# YOUR TASK
Look over the lines below. Report each one that includes the string "script".

===== MATERIAL FOR THE TASK =====

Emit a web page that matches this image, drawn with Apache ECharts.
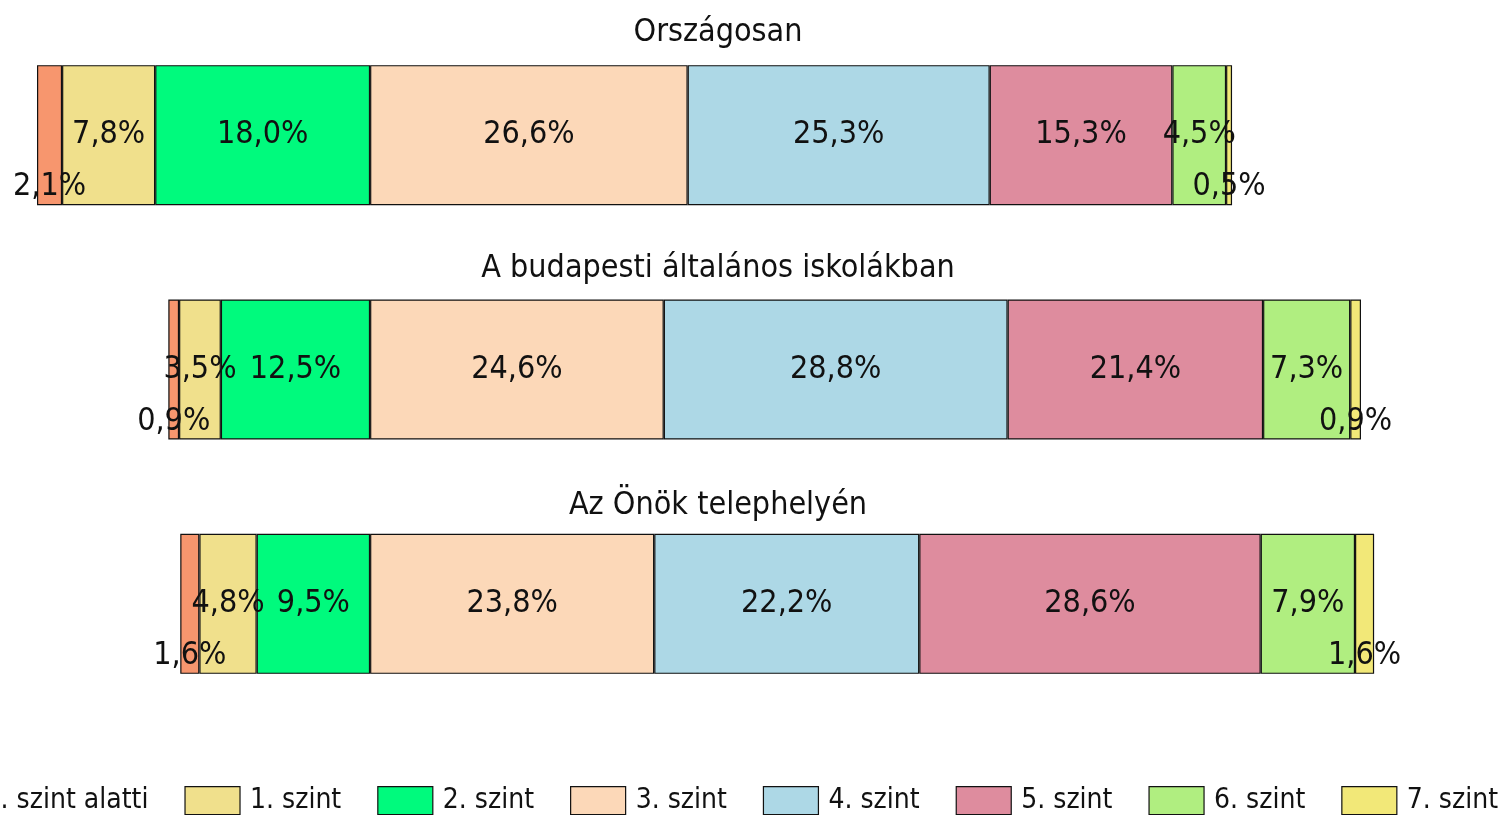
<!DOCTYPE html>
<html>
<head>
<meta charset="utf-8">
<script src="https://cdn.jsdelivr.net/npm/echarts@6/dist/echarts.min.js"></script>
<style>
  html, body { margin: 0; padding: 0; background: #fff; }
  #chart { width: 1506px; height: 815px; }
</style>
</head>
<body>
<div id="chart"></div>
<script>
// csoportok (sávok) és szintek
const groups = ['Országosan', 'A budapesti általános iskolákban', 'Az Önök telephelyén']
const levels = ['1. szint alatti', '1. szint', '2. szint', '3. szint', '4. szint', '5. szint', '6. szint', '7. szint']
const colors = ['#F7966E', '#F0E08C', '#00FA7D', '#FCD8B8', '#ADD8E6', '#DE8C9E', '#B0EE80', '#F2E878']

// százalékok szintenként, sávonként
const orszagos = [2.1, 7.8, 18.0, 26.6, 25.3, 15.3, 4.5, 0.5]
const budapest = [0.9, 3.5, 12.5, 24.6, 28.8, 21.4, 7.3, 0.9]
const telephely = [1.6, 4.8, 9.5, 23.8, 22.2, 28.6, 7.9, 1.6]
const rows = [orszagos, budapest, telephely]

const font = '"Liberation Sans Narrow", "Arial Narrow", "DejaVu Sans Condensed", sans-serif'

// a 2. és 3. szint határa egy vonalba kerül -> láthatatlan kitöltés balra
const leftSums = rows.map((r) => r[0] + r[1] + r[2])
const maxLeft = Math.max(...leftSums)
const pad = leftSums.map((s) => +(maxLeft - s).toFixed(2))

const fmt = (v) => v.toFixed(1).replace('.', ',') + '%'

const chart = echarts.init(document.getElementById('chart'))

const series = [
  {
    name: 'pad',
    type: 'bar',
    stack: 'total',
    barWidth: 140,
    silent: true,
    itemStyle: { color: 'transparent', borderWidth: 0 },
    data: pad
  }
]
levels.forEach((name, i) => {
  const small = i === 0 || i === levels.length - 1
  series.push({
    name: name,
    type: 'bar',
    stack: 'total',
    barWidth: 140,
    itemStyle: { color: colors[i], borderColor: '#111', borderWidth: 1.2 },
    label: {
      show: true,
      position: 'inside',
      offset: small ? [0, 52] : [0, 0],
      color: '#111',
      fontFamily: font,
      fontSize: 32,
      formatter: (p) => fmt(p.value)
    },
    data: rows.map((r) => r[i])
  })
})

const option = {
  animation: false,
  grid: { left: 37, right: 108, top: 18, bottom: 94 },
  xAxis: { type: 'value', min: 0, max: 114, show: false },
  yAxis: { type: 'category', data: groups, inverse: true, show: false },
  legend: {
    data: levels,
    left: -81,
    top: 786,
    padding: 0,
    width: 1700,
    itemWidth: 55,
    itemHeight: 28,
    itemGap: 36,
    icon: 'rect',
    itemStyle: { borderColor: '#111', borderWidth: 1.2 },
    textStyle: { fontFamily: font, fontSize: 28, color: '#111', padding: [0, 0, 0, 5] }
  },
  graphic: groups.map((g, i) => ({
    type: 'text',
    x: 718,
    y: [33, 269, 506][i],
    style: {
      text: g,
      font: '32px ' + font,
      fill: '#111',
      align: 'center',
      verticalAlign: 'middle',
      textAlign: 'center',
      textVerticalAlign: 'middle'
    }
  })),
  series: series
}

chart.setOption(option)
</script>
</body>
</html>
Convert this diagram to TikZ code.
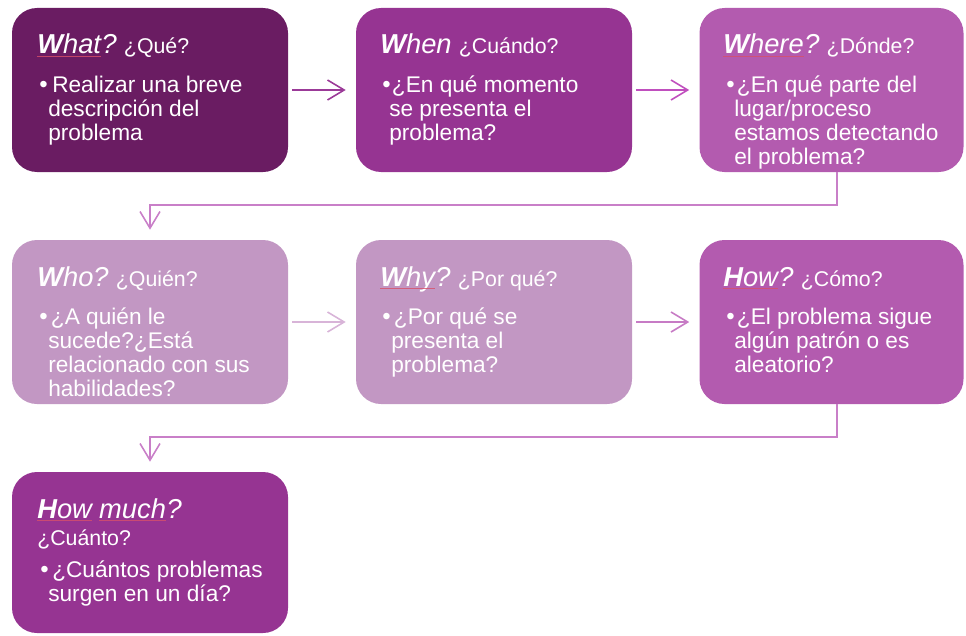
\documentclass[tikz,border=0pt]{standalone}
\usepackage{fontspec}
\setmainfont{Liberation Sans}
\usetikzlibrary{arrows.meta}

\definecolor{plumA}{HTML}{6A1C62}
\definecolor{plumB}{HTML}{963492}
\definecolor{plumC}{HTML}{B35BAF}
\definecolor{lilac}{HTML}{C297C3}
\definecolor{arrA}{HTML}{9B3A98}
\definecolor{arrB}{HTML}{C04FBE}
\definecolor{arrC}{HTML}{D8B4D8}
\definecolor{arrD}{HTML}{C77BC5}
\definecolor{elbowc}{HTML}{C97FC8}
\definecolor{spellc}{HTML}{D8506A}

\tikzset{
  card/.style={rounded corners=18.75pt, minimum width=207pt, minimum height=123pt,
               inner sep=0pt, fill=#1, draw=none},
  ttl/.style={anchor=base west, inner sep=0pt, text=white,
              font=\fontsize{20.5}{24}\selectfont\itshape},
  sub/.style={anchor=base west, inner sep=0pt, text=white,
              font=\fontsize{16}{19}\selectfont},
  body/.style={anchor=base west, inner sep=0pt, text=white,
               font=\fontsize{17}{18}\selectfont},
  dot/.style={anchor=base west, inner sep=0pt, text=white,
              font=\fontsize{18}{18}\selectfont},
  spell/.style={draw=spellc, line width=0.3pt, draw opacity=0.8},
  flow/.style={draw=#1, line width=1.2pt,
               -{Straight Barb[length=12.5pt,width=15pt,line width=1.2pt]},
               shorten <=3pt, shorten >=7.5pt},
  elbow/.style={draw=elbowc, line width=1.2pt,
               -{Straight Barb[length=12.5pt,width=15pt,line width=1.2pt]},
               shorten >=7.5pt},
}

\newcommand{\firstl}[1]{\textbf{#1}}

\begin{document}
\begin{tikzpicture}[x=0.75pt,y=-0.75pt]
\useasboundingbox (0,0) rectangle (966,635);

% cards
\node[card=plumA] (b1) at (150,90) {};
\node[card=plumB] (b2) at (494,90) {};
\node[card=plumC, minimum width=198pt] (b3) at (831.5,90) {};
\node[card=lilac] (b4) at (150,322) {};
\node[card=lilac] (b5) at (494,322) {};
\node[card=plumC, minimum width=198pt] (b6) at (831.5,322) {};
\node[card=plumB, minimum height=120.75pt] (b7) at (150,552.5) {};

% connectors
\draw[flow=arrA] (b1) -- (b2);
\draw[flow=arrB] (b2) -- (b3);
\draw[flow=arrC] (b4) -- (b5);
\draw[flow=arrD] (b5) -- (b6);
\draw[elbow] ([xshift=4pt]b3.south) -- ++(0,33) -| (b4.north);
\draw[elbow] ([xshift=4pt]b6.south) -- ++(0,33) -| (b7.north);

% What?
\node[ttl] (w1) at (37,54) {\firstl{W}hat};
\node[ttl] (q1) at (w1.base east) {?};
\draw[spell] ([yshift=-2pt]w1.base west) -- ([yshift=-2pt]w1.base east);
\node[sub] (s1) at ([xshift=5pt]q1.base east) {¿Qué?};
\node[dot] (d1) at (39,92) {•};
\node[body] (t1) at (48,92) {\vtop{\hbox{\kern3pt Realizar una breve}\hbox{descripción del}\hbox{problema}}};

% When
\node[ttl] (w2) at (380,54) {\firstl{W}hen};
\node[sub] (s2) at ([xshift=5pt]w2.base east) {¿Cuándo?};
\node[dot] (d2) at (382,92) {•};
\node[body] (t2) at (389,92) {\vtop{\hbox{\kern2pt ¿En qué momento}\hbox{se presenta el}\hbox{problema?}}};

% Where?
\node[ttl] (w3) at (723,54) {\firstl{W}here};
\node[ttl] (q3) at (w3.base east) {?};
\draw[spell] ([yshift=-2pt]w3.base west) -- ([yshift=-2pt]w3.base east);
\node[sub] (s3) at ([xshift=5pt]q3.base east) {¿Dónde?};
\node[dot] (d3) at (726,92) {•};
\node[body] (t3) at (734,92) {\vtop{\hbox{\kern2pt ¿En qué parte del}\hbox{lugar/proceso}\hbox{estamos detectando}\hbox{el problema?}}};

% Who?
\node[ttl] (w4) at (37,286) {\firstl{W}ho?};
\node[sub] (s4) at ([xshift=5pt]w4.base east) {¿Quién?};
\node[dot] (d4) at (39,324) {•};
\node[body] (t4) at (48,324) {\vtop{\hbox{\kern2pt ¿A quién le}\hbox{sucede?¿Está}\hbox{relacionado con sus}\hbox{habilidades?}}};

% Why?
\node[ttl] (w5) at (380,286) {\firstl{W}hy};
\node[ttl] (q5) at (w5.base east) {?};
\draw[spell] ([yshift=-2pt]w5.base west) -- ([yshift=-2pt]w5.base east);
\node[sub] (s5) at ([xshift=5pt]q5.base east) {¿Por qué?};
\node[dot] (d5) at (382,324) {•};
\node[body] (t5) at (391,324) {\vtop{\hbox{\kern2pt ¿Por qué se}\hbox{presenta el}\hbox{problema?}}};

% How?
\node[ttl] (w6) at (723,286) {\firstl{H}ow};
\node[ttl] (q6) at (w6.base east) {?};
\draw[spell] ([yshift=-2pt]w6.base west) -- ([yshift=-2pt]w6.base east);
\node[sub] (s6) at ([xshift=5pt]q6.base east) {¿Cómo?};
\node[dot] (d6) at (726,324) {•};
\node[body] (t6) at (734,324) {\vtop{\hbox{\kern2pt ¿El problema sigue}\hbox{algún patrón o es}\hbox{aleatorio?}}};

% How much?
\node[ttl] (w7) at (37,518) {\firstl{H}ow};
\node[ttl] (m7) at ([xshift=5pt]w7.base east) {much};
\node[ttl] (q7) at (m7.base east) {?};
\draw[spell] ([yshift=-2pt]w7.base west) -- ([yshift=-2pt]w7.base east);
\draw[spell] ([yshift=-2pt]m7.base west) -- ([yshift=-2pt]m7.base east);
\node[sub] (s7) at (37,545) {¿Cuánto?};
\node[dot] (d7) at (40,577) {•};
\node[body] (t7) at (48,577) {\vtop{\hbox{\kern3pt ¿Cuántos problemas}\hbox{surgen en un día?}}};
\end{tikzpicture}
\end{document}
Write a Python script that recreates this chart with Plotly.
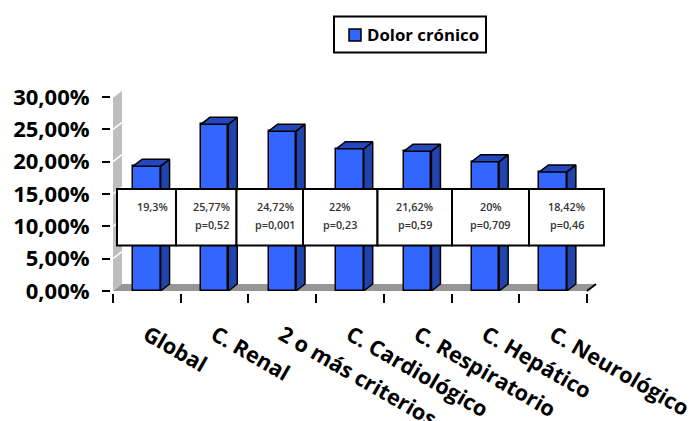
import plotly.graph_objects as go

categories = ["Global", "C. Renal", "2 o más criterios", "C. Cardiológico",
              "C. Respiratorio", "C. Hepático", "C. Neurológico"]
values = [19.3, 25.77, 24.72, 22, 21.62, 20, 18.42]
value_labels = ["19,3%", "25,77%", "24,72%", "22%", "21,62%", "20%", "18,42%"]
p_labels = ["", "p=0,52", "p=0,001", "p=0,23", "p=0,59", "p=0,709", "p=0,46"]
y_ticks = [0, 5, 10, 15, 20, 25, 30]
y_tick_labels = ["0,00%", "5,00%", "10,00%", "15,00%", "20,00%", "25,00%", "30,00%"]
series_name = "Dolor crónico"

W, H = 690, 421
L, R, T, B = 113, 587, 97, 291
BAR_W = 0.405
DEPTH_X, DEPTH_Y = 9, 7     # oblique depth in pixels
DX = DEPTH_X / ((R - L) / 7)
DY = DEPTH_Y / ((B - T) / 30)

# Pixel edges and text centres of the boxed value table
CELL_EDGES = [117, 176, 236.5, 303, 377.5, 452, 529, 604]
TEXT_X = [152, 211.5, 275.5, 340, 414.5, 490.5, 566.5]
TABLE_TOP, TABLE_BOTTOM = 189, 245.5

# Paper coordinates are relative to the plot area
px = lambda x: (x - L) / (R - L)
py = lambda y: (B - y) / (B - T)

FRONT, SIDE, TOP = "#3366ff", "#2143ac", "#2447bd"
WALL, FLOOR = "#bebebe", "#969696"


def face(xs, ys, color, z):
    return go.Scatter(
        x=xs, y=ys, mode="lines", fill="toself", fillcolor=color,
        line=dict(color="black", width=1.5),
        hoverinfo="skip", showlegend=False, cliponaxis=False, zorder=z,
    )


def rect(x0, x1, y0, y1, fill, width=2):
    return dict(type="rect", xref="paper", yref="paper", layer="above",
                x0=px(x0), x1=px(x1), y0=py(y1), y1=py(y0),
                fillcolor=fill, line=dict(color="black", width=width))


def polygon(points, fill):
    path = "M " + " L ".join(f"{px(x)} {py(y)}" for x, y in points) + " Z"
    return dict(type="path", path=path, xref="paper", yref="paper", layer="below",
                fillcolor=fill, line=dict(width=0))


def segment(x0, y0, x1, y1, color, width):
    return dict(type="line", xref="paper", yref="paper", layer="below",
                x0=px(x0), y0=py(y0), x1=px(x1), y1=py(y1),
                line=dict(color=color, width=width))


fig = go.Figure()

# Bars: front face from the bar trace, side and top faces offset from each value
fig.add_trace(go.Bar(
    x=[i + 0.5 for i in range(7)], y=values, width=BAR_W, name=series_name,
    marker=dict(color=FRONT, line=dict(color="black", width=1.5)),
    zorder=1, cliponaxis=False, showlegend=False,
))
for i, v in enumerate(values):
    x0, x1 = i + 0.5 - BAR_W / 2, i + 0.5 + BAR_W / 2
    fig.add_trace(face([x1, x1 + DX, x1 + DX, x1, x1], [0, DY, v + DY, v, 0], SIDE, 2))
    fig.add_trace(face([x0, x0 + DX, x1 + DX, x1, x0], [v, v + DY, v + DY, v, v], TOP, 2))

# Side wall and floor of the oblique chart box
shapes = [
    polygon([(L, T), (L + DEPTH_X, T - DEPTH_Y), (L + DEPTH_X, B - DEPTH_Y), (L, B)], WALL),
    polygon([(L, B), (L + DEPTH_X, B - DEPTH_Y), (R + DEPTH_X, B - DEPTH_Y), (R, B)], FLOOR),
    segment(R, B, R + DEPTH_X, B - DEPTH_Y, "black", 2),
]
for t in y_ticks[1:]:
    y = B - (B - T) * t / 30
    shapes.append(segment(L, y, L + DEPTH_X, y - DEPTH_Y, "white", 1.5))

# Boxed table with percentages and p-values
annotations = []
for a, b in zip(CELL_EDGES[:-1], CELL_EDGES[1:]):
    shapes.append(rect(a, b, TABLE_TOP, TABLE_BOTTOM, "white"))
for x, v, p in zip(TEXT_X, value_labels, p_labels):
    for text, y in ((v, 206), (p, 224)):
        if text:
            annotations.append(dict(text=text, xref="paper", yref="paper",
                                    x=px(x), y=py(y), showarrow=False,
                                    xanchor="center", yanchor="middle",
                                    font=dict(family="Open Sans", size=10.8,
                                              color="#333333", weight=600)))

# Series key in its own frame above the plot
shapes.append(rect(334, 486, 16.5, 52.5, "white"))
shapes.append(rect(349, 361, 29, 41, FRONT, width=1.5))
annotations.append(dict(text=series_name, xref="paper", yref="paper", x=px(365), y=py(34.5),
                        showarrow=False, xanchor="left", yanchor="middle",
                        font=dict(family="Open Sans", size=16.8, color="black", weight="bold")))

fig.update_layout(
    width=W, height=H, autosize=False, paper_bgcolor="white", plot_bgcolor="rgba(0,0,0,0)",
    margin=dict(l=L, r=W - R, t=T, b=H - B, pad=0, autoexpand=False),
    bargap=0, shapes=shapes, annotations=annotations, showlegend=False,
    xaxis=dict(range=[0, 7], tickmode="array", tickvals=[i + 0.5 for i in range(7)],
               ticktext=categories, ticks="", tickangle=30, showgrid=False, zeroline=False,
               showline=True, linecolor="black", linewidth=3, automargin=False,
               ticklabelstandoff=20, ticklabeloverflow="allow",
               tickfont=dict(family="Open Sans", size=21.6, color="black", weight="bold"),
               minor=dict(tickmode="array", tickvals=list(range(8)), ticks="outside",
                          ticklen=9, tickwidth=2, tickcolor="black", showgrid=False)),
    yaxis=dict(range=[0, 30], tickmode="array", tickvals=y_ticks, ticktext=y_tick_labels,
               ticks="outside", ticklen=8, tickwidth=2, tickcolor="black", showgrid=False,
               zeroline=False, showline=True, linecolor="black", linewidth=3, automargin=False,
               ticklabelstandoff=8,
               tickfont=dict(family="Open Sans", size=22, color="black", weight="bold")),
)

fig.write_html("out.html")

=====

# EXERCISE RESPONSE
<script src="https://cdn.jsdelivr.net/npm/echarts@6/dist/echarts.min.js"></script>
<script>
</script>
Write a Python script that recreates this chart with Plotly.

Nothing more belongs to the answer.